Covid-19 | Using chaos theory to predict the course of the epidemic

Results & impact 20 May 2020
How can we predict the course of an epidemic when data are in short supply? To answer that question, a team of scientists has developed an approach based on chaos theory. The results bear out field data, and the approach is due to be rolled out in Africa and also used for other diseases.
© Illustration from Freepik

Most of the approaches commonly used in epidemiology to assess disease spread rely on proven, tested knowledge. However, in the case of an emerging virus epidemic, reliable data on the disease and its spread are in short supply, and it is sometimes worth looking at original alternative approaches.

This is what a team of scientists [1] did, using data on the Covid-19 epidemics in China, Japan, South Korea and Italy. They used chaos theory to build predictive models for disease spread without strong assumptions. The models were subsequently applied to the situation in France, Spain, Belgium and the UK, to identify the most likely epidemic scenarios and monitor their actual course. In the thick of the crisis, datasets were only available for a very short period, but the scientists succeeded in predicting the course of the epidemic in several countries: Italy, Spain, France and the UK.

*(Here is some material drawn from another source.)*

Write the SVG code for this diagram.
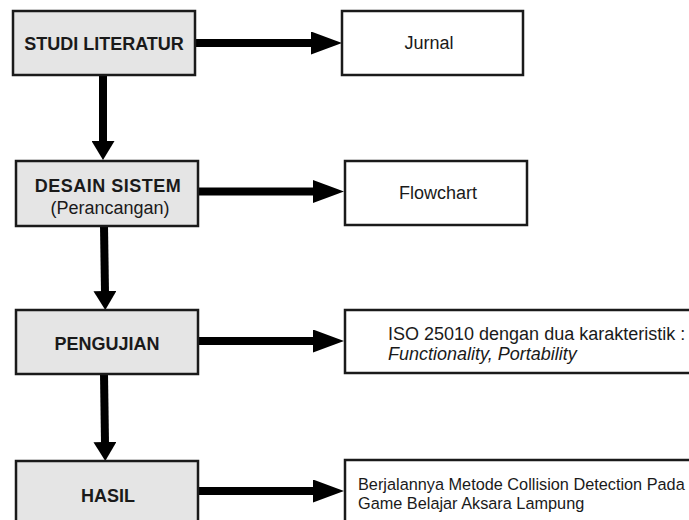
<svg xmlns="http://www.w3.org/2000/svg" width="689" height="520" viewBox="0 0 689 520">
<style>
.step{fill:#e5e5e5;stroke:#1a1a1a;stroke-width:2.5}
.out{fill:#ffffff;stroke:#1a1a1a;stroke-width:2.5}
.lbl{font-family:"Liberation Sans",Arial,sans-serif;font-size:18px;fill:#1a1a1a}
.sm{font-size:16.3px}
.b{font-weight:bold}
.c{text-anchor:middle}
.it{font-style:italic}
.conn{stroke:#000;stroke-width:8;fill:none}
</style>
<defs>
<marker id="ah" viewBox="0 0 31 23" markerWidth="31" markerHeight="23" refX="1" refY="11.5" orient="auto" markerUnits="userSpaceOnUse"><path d="M0,0 L31,11.5 L0,23 Z" fill="#000"/></marker>
<marker id="av" viewBox="0 0 19 23" markerWidth="19" markerHeight="23" refX="1" refY="11.5" orient="auto" markerUnits="userSpaceOnUse"><path d="M0,0 L19,11.5 L0,23 Z" fill="#000"/></marker>
</defs>
<rect width="689" height="520" fill="#fff"/>
<g id="connectors">
<line class="conn" x1="195" y1="43" x2="312" y2="43" marker-end="url(#ah)"/>
<line class="conn" x1="198" y1="191.5" x2="314" y2="191.5" marker-end="url(#ah)"/>
<line class="conn" x1="198" y1="341" x2="314" y2="341" marker-end="url(#ah)"/>
<line class="conn" x1="198" y1="491" x2="314" y2="491" marker-end="url(#ah)"/>
<line class="conn" x1="103" y1="75" x2="103" y2="142" marker-end="url(#av)"/>
<line class="conn" x1="104" y1="226" x2="105" y2="292" marker-end="url(#av)"/>
<line class="conn" x1="104" y1="374" x2="105" y2="443" marker-end="url(#av)"/>
</g>
<g id="studi">
<rect class="step" x="13" y="11" width="182" height="64"/>
<text class="lbl b c" x="104" y="49.5">STUDI LITERATUR</text>
</g>
<g id="jurnal">
<rect class="out" x="342" y="11" width="181" height="64"/>
<text class="lbl c" x="429" y="49">Jurnal</text>
</g>
<g id="desain">
<rect class="step" x="16" y="161" width="182" height="65"/>
<text class="lbl b c" x="108" y="192" letter-spacing="0.5">DESAIN SISTEM</text>
<text class="lbl c" x="110" y="214">(Perancangan)</text>
</g>
<g id="flowchart">
<rect class="out" x="345" y="161" width="182" height="64"/>
<text class="lbl c" x="438" y="199">Flowchart</text>
</g>
<g id="pengujian">
<rect class="step" x="16" y="310" width="182" height="64"/>
<text class="lbl b c" x="107" y="350">PENGUJIAN</text>
</g>
<g id="iso">
<rect class="out" x="345" y="310" width="360" height="63"/>
<text class="lbl" x="388" y="340">ISO 25010 dengan dua karakteristik :</text>
<text class="lbl it" x="388" y="360">Functionality, Portability</text>
</g>
<g id="hasil">
<rect class="step" x="16" y="461" width="182" height="80"/>
<text class="lbl b c" x="108" y="502">HASIL</text>
</g>
<g id="hasil-out">
<rect class="out" x="345" y="460" width="360" height="80"/>
<text class="lbl sm" x="358" y="490">Berjalannya Metode Collision Detection Pada</text>
<text class="lbl sm" x="358" y="509">Game Belajar Aksara Lampung</text>
</g>
</svg>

As long ago as 5 February, a chaotic model obtained for China suggested that without control measures, the epidemic would continue to spread. By 26 March, a model built for Italy served to predict the various stages of the slowing down of the epidemic in Italy and France. The work also demonstrated that the extent of the epidemic was directly linked to the early introduction of control measures.

This approach can be used in situations for which limited datasets are available. It is particularly suitable for situations in which behaviour is highly sensitive to initial conditions, as is the case for animal health and certain zoonoses. This type of modelling is also due to be developed to address disease emergence at the interfaces between wildlife, domestic animals and humans, and to study the link between biodiversity and health.

The same team of scientists had already tested the approach successfully for the Ebola epidemic [2].

This project was part-funded by several programmes: "Les enveloppes fluides et l’environnement" (INSU-CNRS), the "Programme national de télédétection spatiale" (PNTS) and "Défi InFiNiTi" (CNRS).

The next stage will be funded by Montpellier University of Excellence (MUSE) . It will include extending the analysis of the Covid-19 epidemic under way in Africa, to support decision making in terms of animal health management policy. There are also plans to develop a generic tool for modelling emergence processes that are difficult to address using conventional modelling approaches.


[2] Mangiarotti S., Peyre M., Huc M., A chaotic model for the epidemic of Ebola virus disease in West Africa (2013–2016). Chaos 2016, 26, 113112

This news item is an adaptation of an article initially published on the Institut national des sciences de l’Univers (INSU) website.